___ Information shown ___

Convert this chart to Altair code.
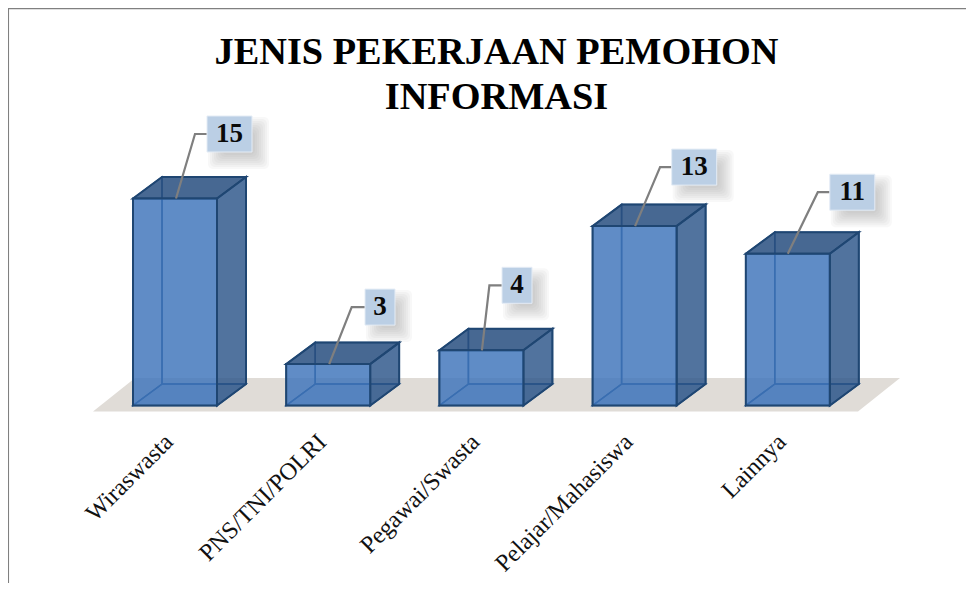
import altair as alt
import pandas as pd

categories = ["Wiraswasta", "PNS/TNI/POLRI", "Pegawai/Swasta", "Pelajar/Mahasiswa", "Lainnya"]
values = [15, 3, 4, 13, 11]
title_lines = ["JENIS PEKERJAAN PEMOHON", "INFORMASI"]

# layout: page pixels of the plot area, used only to configure scales
W, H = 958, 304
PAD_TOP = 100
PX_X, PX_Y = 153.2, 13.8           # px per category step / per value unit
X0_PX, Y0_PX = 167.0, 297.5        # first category centre / zero line inside the view

x_domain = [-X0_PX / PX_X, (W - X0_PX) / PX_X]
y_domain = [(Y0_PX - H) / PX_Y, Y0_PX / PX_Y]

def ux(px):
    return px / PX_X

def uy(px):
    return px / PX_Y

HALF = ux(42)
DX, DY = ux(29), uy(21.5)

# callout offsets (pixels relative to the front-top centre of each bar)
box_dx = [54.5, 51.8, 35.6, 59.6, 64.5]
box_dy = [64.5, 57.0, 65.0, 59.0, 61.5]
box_w = [45, 30, 30, 45, 45]
box_h = 36
anchor_dx = [1.0, 1.0, 0.5, 0.5, 0.0]
elbow_dx = [20, 23.5, 8, 25.5, 30]

xs = alt.Scale(domain=x_domain, range=[0, W], nice=False, zero=False)
ys = alt.Scale(domain=y_domain, range=[H, 0], nice=False, zero=False)

x_axis = alt.Axis(
    values=list(range(len(categories))),
    labelExpr="[" + ",".join(f"'{c}'" for c in categories) + "][datum.value]",
    labelAngle=-45, labelAlign="right", labelBaseline="middle",
    labelFont="Liberation Serif", labelFontSize=24.2, labelColor="#111111",
    labelPadding=26, labelOffset=-6, labelOverlap=False, labelBound=False, labelFlush=False,
    labelLimit=400, domain=False, ticks=False, grid=False, title=None,
)

def X(f="x", **kw):
    return alt.X(f"{f}:Q", scale=xs, axis=x_axis, **kw)

def Y(f="y", **kw):
    return alt.Y(f"{f}:Q", scale=ys, axis=None, title=None, **kw)

X2 = alt.X2("x2:Q")
Y2 = alt.Y2("y2:Q")

# bar faces
rows = {k: [] for k in ["back", "left", "bottom", "top", "right", "front"]}
for i, v in enumerate(values):
    l, r = i - HALF, i + HALF
    rows["back"] += [dict(b=i, x=l + DX, y=v + DY, y2=DY), dict(b=i, x=r + DX, y=v + DY, y2=DY)]
    rows["left"] += [dict(b=i, x=l, y=v, y2=0), dict(b=i, x=l + DX, y=v + DY, y2=DY)]
    rows["right"] += [dict(b=i, x=r, y=v, y2=0), dict(b=i, x=r + DX, y=v + DY, y2=DY)]
    rows["front"] += [dict(b=i, x=l, y=v, y2=0), dict(b=i, x=r, y=v, y2=0)]
    rows["bottom"] += [dict(b=i, y=0, x=l, x2=r), dict(b=i, y=DY, x=l + DX, x2=r + DX)]
    rows["top"] += [dict(b=i, y=v, x=l, x2=r), dict(b=i, y=v + DY, x=l + DX, x2=r + DX)]

def vface(name, fill, op, stroke, sw):
    return alt.Chart(pd.DataFrame(rows[name])).mark_area(
        fill=fill, fillOpacity=op, stroke=stroke, strokeWidth=sw, interpolate="linear"
    ).encode(x=X(), y=Y(), y2=Y2, detail="b:N")

def hface(name, fill, op, stroke, sw):
    return alt.Chart(pd.DataFrame(rows[name])).mark_area(
        orient="horizontal", fill=fill, fillOpacity=op, stroke=stroke, strokeWidth=sw, interpolate="linear"
    ).encode(y=Y(), x=X(), x2=X2, detail="b:N")

EDGE = "#1F4672"
BACK = "#1F4E85"

# floor
floor_df = pd.DataFrame([
    dict(y=uy(27.5), x=ux(135 - 175), x2=ux(900 - 175)),
    dict(y=uy(-6), x=ux(93 - 175), x2=ux(858 - 175)),
])
floor = alt.Chart(floor_df).mark_area(
    orient="horizontal", fill="#E0DCD7", interpolate="linear"
).encode(y=Y(), x=X(), x2=X2)

# callouts
box, shadow, lead, labels = [], [], [], []
for i, v in enumerate(values):
    cx = i + ux(box_dx[i])
    cy = v + uy(box_dy[i])
    hw, hh = ux(box_w[i] / 2), uy(box_h / 2)
    box.append(dict(x=cx - hw, x2=cx + hw, y=cy - hh, y2=cy + hh))
    labels.append(dict(x=cx, y=cy, t=str(v)))
    ax = i + ux(anchor_dx[i])
    ex = i + ux(elbow_dx[i])
    lead += [dict(b=i, o=0, x=ax, y=v), dict(b=i, o=1, x=ex, y=cy), dict(b=i, o=2, x=cx - hw, y=cy)]
    for m in range(-6, 9, 2):
        sx, sy = ux(9), uy(-9)
        shadow.append(dict(x=cx - hw + sx - ux(m), x2=cx + hw + sx + ux(m),
                           y=cy - hh + sy - uy(m), y2=cy + hh + sy + uy(m)))

shadow_l = alt.Chart(pd.DataFrame(shadow)).mark_rect(
    fill="#808080", opacity=0.055, cornerRadius=5
).encode(x=X(), x2=X2, y=Y(), y2=Y2)
box_l = alt.Chart(pd.DataFrame(box)).mark_rect(
    fill="#BBCFE5", stroke="#E4ECF5", strokeWidth=1
).encode(x=X(), x2=X2, y=Y(), y2=Y2)
lead_l = alt.Chart(pd.DataFrame(lead)).mark_line(
    color="#7F7F7F", strokeWidth=2.2, interpolate="linear"
).encode(x=X(), y=Y(), detail="b:N", order="o:Q")
text_l = alt.Chart(pd.DataFrame(labels)).mark_text(
    font="Liberation Serif", fontWeight="bold", fontSize=27, color="#0a0a0a", baseline="middle", align="center"
).encode(x=X(), y=Y(), text="t:N")

# picture frame
frame_top = alt.Chart(pd.DataFrame({"k": [0]})).mark_rule(color="#808080", strokeWidth=1.5).encode(
    x=alt.value(0), x2=alt.value(W), y=alt.value(-99.4))
frame_left = alt.Chart(pd.DataFrame({"k": [0]})).mark_rule(color="#808080", strokeWidth=1.5).encode(
    x=alt.value(0.3), y=alt.value(-100), y2=alt.value(H + 171))

chart = alt.layer(
    floor,
    vface("back", "#3F75BB", 0.10, BACK, 1.5),
    vface("left", "#3F75BB", 0.08, BACK, 1.5),
    hface("bottom", "#3F75BB", 0.25, BACK, 1.5),
    hface("top", "#2A5080", 0.85, EDGE, 2),
    vface("right", "#2A5487", 0.80, EDGE, 2),
    vface("front", "#3F75BB", 0.82, EDGE, 2),
    shadow_l, lead_l, box_l, text_l,
    frame_top, frame_left,
).properties(
    width=W, height=H,
    autosize=alt.AutoSizeParams(type="none"),
    padding={"left": 0, "top": PAD_TOP, "right": 0, "bottom": 171},
    title=alt.TitleParams(
        text=title_lines, font="Liberation Serif", fontWeight="bold", fontSize=38.3,
        color="#000000", anchor="middle", lineHeight=45, offset=-110, dx=9.5,
    ),
).configure_view(stroke=None)

chart.save("out.html", embed_options={"renderer": "svg", "actions": False})
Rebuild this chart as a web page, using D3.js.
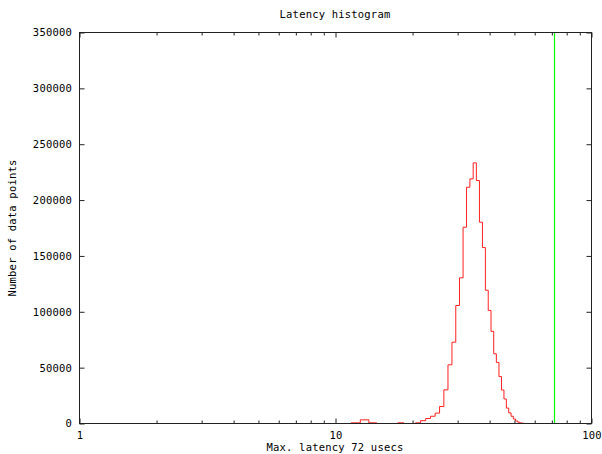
<!DOCTYPE html>
<html>
<head>
<meta charset="utf-8">
<script src="https://cdn.jsdelivr.net/npm/d3@7"></script>
<style>
	body { margin: 0; background: #fff; }
	svg { display: block; }
	text { font-family: "DejaVu Sans Mono", monospace; font-size: 10.5px; letter-spacing: 0.2px; fill: #000; }
	.axis path { display: none; }
	.axis line { stroke: #222; }
	.maxline { stroke: #00ff00; stroke-width: 1.2px; }
</style>
</head>
<body>
<svg id="chart"></svg>
<script>
// histogram bins (latency in usecs) and counts
var latency = [11, 12, 13, 14, 15, 16, 17, 18, 19, 20, 21, 22, 23, 24, 25, 26, 27, 28, 29, 30,
	31, 32, 33, 34, 35, 36, 37, 38, 39, 40, 41, 42, 43, 44, 45, 46, 47, 48, 49, 50,
	51, 52, 53, 54];
var counts = [0, 600, 3300, 600, 0, 0, 0, 600, 0, 0, 600, 2500, 4500, 6500, 9300, 15200, 30100, 52500, 72800, 105600,
	130400, 175700, 211500, 219000, 233300, 217500, 180200, 157500, 119300, 101200, 82500, 62400, 54700, 42000, 30000, 22000, 13800, 9500, 6500, 4000,
	2200, 1200, 500, 200];
var maxLatency = 72;

var xMajor = [1, 10, 100];
var xMinor = [2, 3, 4, 5, 6, 7, 8, 9, 20, 30, 40, 50, 60, 70, 80, 90];
var yTicks = [0, 50000, 100000, 150000, 200000, 250000, 300000, 350000];

var W = 602, H = 454;
var margin = {top: 32.5, right: 10.5, bottom: 30.5, left: 79.5};

var svg = d3.select("#chart").attr("width", W).attr("height", H);

var x = d3.scaleLog()
	.domain([1, 100])
	.range([margin.left, W - margin.right]);

var y = d3.scaleLinear()
	.domain([0, 350000])
	.range([H - margin.bottom, margin.top]);

// Step outline: each bin spans n-0.5 .. n+0.5
var steps = latency.map(function(d, i) { return {x: d - 0.5, v: counts[i]}; });
steps.push({x: latency[latency.length - 1] + 0.5, v: counts[counts.length - 1]});

var stepLine = d3.line()
	.curve(d3.curveStepAfter)
	.x(function(d) { return x(d.x); })
	.y(function(d) { return y(d.v); });

svg.append("path")
	.datum(steps)
	.attr("fill", "none")
	.attr("stroke", "#ff2020")
	.attr("stroke-width", 1)
	.attr("d", stepLine);

// ticks (gnuplot style: inward, mirrored)
svg.append("g")
	.attr("class", "axis")
	.attr("transform", "translate(0," + y(0) + ")")
	.call(d3.axisBottom(x).tickValues(xMajor).tickFormat(d3.format("d")).tickSizeInner(-5).tickSizeOuter(0).tickPadding(8));

svg.append("g")
	.attr("class", "axis")
	.attr("transform", "translate(0," + y(0) + ")")
	.call(d3.axisBottom(x).tickValues(xMinor).tickFormat("").tickSizeInner(-3).tickSizeOuter(0));

svg.append("g")
	.attr("class", "axis")
	.attr("transform", "translate(0," + y(350000) + ")")
	.call(d3.axisTop(x).tickValues(xMajor).tickFormat("").tickSizeInner(-5).tickSizeOuter(0));

svg.append("g")
	.attr("class", "axis")
	.attr("transform", "translate(0," + y(350000) + ")")
	.call(d3.axisTop(x).tickValues(xMinor).tickFormat("").tickSizeInner(-3).tickSizeOuter(0));

svg.append("g")
	.attr("class", "axis")
	.attr("transform", "translate(" + x(1) + ",0)")
	.call(d3.axisLeft(y).tickValues(yTicks).tickFormat(d3.format("d")).tickSizeInner(-5).tickSizeOuter(0).tickPadding(7.5));

svg.append("g")
	.attr("class", "axis")
	.attr("transform", "translate(" + x(100) + ",0)")
	.call(d3.axisRight(y).tickValues(yTicks).tickFormat("").tickSizeInner(-5).tickSizeOuter(0));

svg.selectAll(".axis").attr("font-size", null).attr("font-family", null);

// max latency marker
svg.append("line")
	.attr("class", "maxline")
	.attr("x1", Math.round(x(maxLatency)) - 0.5)
	.attr("x2", Math.round(x(maxLatency)) - 0.5)
	.attr("y1", y(0))
	.attr("y2", y(350000));

// frame
svg.append("rect")
	.attr("x", x(1))
	.attr("y", y(350000))
	.attr("width", x(100) - x(1))
	.attr("height", y(0) - y(350000))
	.attr("fill", "none")
	.attr("stroke", "#222")
	.attr("stroke-width", 1);

// titles
svg.append("text")
	.attr("x", 335)
	.attr("y", 18)
	.attr("text-anchor", "middle")
	.text("Latency histogram");

svg.append("text")
	.attr("x", 335)
	.attr("y", 451)
	.attr("text-anchor", "middle")
	.text("Max. latency " + maxLatency + " usecs");

svg.append("text")
	.attr("transform", "translate(16," + ((y(0) + y(350000)) / 2) + ") rotate(-90)")
	.attr("text-anchor", "middle")
	.text("Number of data points");
</script>
</body>
</html>
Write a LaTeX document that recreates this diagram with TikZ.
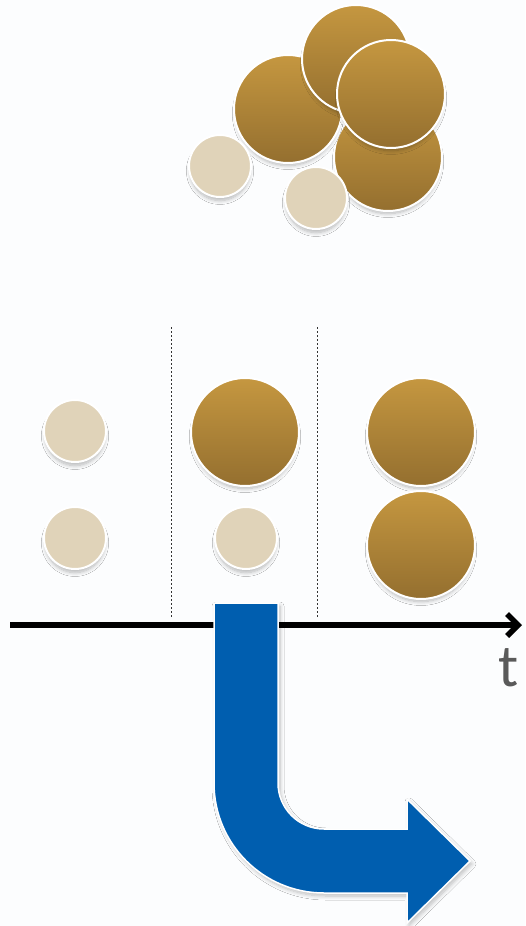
\documentclass[tikz,border=0pt]{standalone}
\usepackage{fontspec}
\setmainfont{Carlito}
\usetikzlibrary{arrows.meta,shadows.blur}

\definecolor{sand}{RGB}{224,211,185}
\definecolor{ochretop}{RGB}{197,151,64}
\definecolor{ochrebot}{RGB}{148,111,47}
\definecolor{flowblue}{RGB}{0,94,175}
\definecolor{labelgray}{RGB}{90,90,90}
\definecolor{paper}{RGB}{252,253,254}

\begin{document}
\begin{tikzpicture}[x=1pt,y=-1pt,
		ball/.style={circle,draw=white,line width=2pt,inner sep=0pt,
			blur shadow={shadow xshift=0pt,shadow yshift=-5pt,shadow scale=0.96,
				shadow blur radius=4pt,shadow blur steps=8,shadow opacity=28}},
		smallball/.style={ball,fill=sand,minimum size=62pt},
		bigball/.style={ball,top color=ochretop,bottom color=ochrebot,minimum size=108pt},
		divider/.style={dash pattern=on 2pt off 2pt,line width=0.8pt,black!80},
		timeaxis/.style={line width=5.5pt,-{Straight Barb[length=11pt,width=22pt]}}]

		\useasboundingbox (0,0) rectangle (525,926);
		\fill[paper] (0,0) rectangle (525,926);

		% the clump
		\node[bigball] (d) at (388,157) {};
		\node[bigball] (a) at (288,109) {};
		\node[bigball] (b) at (356,59)  {};
		\node[bigball] (c) at (391,94)  {};
		\node[smallball] (e) at (220,166) {};
		\node[smallball] (f) at (316,198) {};

		% three steps in time
		\node[smallball] (p1) at (75,431)  {};
		\node[smallball] (p2) at (75,538)  {};
		\node[bigball]   (q1) at (245,432) {};
		\node[smallball] (q2) at (246,538) {};
		\node[bigball]   (r1) at (421,432) {};
		\node[bigball]   (r2) at (421,545) {};

		\coordinate (s1top) at (171.5,327);
		\coordinate (s1bot) at (171.5,618);
		\coordinate (s2top) at (317.5,327);
		\coordinate (s2bot) at (317.5,618);
		\draw[divider] (s1top) -- (s1bot);
		\draw[divider] (s2top) -- (s2bot);

		\coordinate (t0) at (10,625);
		\coordinate (t1) at (522,625);
		\draw[timeaxis] (t0) -- (t1);
		\node[text=labelgray,font=\fontsize{60}{60}\selectfont,anchor=base,inner sep=0pt] (tlabel) at (509,686) {t};

		% bent arrow, quarter circles as Bezier curves
		\fill[flowblue,draw=white,line width=1.5pt,
			blur shadow={shadow xshift=2pt,shadow yshift=-3pt,shadow blur radius=4pt,
				shadow blur steps=8,shadow opacity=25}]
			(214,603) -- (214,783)
			.. controls (214,843.8) and (263.2,893) .. (324,893)
			-- (407,893) -- (407,923) -- (470,861) -- (407,799) -- (407,829)
			-- (324,829)
			.. controls (298.6,829) and (278,808.4) .. (278,783)
			-- (278,603) -- cycle;

\end{tikzpicture}
\end{document}
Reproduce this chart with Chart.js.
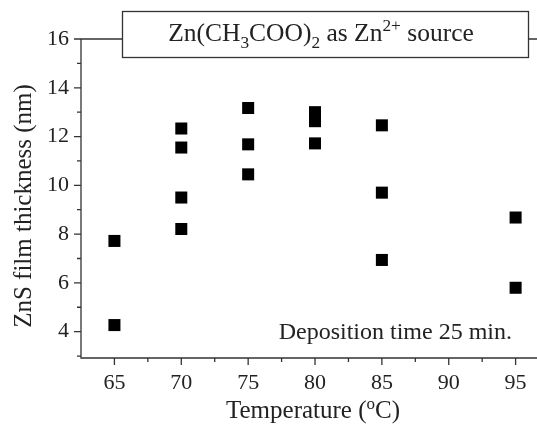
<!DOCTYPE html>
<html><head><meta charset="utf-8">
<script src="https://cdn.jsdelivr.net/npm/chart.js@4/dist/chart.umd.min.js"></script>
<style>html,body{margin:0;padding:0;background:#fff;overflow:hidden}</style>
</head><body>
<canvas id="c" width="537" height="428"></canvas>
<script>
// ---- data ----
const temperatures = [65, 65, 70, 70, 70, 70, 75, 75, 75, 80, 80, 80, 85, 85, 85, 95, 95];
const thickness    = [7.72, 4.27, 12.33, 11.55, 9.5, 8.21, 13.17, 11.68, 10.45, 13.0, 12.63, 11.72, 12.46, 9.7, 6.94, 8.68, 5.8];
const xMajorTicks = [65, 70, 75, 80, 85, 90, 95];
const xMinorTicks = [67.5, 72.5, 77.5, 82.5, 87.5, 92.5];
const yMajorTicks = [4, 6, 8, 10, 12, 14, 16];
const yMinorTicks = [3, 5, 7, 9, 11, 13, 15];
const boxTitle = [["Zn(CH", "n"], ["3", "sub"], ["COO)", "n"], ["2", "sub"], [" as Zn", "n"], ["2+", "sup"], [" source", "n"]];
const xTitle = [["Temperature (", "n"], ["o", "sup"], ["C)", "n"]];
const yTitle = "ZnS film thickness (nm)";
const noteText = "Deposition time 25 min.";

const FONT = '"Liberation Serif", "Times New Roman", serif';
const INK = '#222';

function richWidth(ctx, parts, size) {
  let w = 0;
  for (const [t, k] of parts) {
    const s = k === 'n' ? size : size * 0.68;
    ctx.font = s + 'px ' + FONT;
    w += ctx.measureText(t).width;
  }
  return w;
}
function drawRich(ctx, parts, x, y, size, align) {
  const w = richWidth(ctx, parts, size);
  let cx = align === 'center' ? x - w / 2 : (align === 'right' ? x - w : x);
  ctx.textAlign = 'left';
  ctx.textBaseline = 'alphabetic';
  for (const [t, k] of parts) {
    const s = k === 'n' ? size : size * 0.68;
    const dy = k === 'sub' ? size * 0.28 : (k === 'sup' ? -size * 0.38 : 0);
    ctx.font = s + 'px ' + FONT;
    ctx.fillText(t, cx, y + dy);
    cx += ctx.measureText(t).width;
  }
}

const decor = {
  id: 'decor',
  afterDraw(chart) {
    const ctx = chart.ctx;
    const xs = chart.scales.x, ys = chart.scales.y;
    const L = chart.chartArea.left, R = chart.chartArea.right;
    const T = chart.chartArea.top, B = chart.chartArea.bottom;
    ctx.save();
    ctx.strokeStyle = '#333';
    ctx.lineWidth = 1.3;
    ctx.beginPath();
    // left axis, bottom axis, top line
    ctx.moveTo(L, T); ctx.lineTo(L, B); ctx.lineTo(R, B);
    ctx.moveTo(L, T); ctx.lineTo(R, T);
    // y ticks
    for (const v of yMajorTicks) { const p = ys.getPixelForValue(v); ctx.moveTo(L - 7, p); ctx.lineTo(L, p); }
    for (const v of yMinorTicks) { const p = ys.getPixelForValue(v); ctx.moveTo(L - 4, p); ctx.lineTo(L, p); }
    // x ticks
    for (const v of xMajorTicks) { const p = xs.getPixelForValue(v); ctx.moveTo(p, B); ctx.lineTo(p, B + 7); }
    for (const v of xMinorTicks) { const p = xs.getPixelForValue(v); ctx.moveTo(p, B); ctx.lineTo(p, B + 4); }
    ctx.stroke();

    // title box
    ctx.fillStyle = '#fff';
    ctx.fillRect(122.5, 11.5, 406, 46);
    ctx.strokeRect(122.5, 11.5, 406, 46);
    ctx.fillStyle = INK;
    drawRich(ctx, boxTitle, 321, 41, 25.5, 'center');

    // note
    drawRich(ctx, [[noteText, 'n']], 512, 339, 24, 'right');

    // x title
    drawRich(ctx, xTitle, 313, 418, 25, 'center');

    // y title
    ctx.save();
    ctx.translate(31, 206);
    ctx.rotate(-Math.PI / 2);
    drawRich(ctx, [[yTitle, 'n']], 0, 0, 25, 'center');
    ctx.restore();
    ctx.restore();
  }
};

new Chart(document.getElementById('c'), {
  type: 'scatter',
  data: {
    datasets: [{
      data: temperatures.map((t, i) => ({ x: t, y: thickness[i] })),
      pointStyle: 'rect',
      pointRadius: 8.5,
      pointHoverRadius: 8.5,
      backgroundColor: '#000',
      borderWidth: 0
    }]
  },
  options: {
    responsive: false,
    devicePixelRatio: 1,
    animation: false,
    events: [],
    layout: { padding: { top: 39, right: 0, left: 0, bottom: 0 }, autoPadding: false },
    plugins: { legend: { display: false }, tooltip: { enabled: false } },
    scales: {
      x: {
        type: 'linear', min: 62.5, max: 96.6,
        afterBuildTicks: s => { s.ticks = xMajorTicks.map(v => ({ value: v })); },
        afterFit: s => { s.height = 70; },
        grid: { display: true, drawOnChartArea: false, drawTicks: true, tickLength: 7, color: 'rgba(0,0,0,0)' },
        border: { display: false },
        ticks: { color: INK, font: { family: FONT, size: 22 }, padding: 5, maxRotation: 0, autoSkip: false }
      },
      y: {
        type: 'linear', min: 2.92, max: 16,
        afterBuildTicks: s => { s.ticks = yMajorTicks.map(v => ({ value: v })); },
        afterFit: s => { s.width = 81; },
        grid: { display: true, drawOnChartArea: false, drawTicks: true, tickLength: 7, color: 'rgba(0,0,0,0)' },
        border: { display: false },
        ticks: { color: INK, font: { family: FONT, size: 22 }, padding: 5, autoSkip: false }
      }
    }
  },
  plugins: [decor]
});
</script>
</body></html>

___

# Problem description
Gather every line from the listing above in which the word "this" appears.

# Reply
Convert this chart to Altair code.
Rebuild this chart as a web page, using D3.js.
Write a LaTeX document that recreates this diagram with TikZ.
Reproduce this chart with Chart.js.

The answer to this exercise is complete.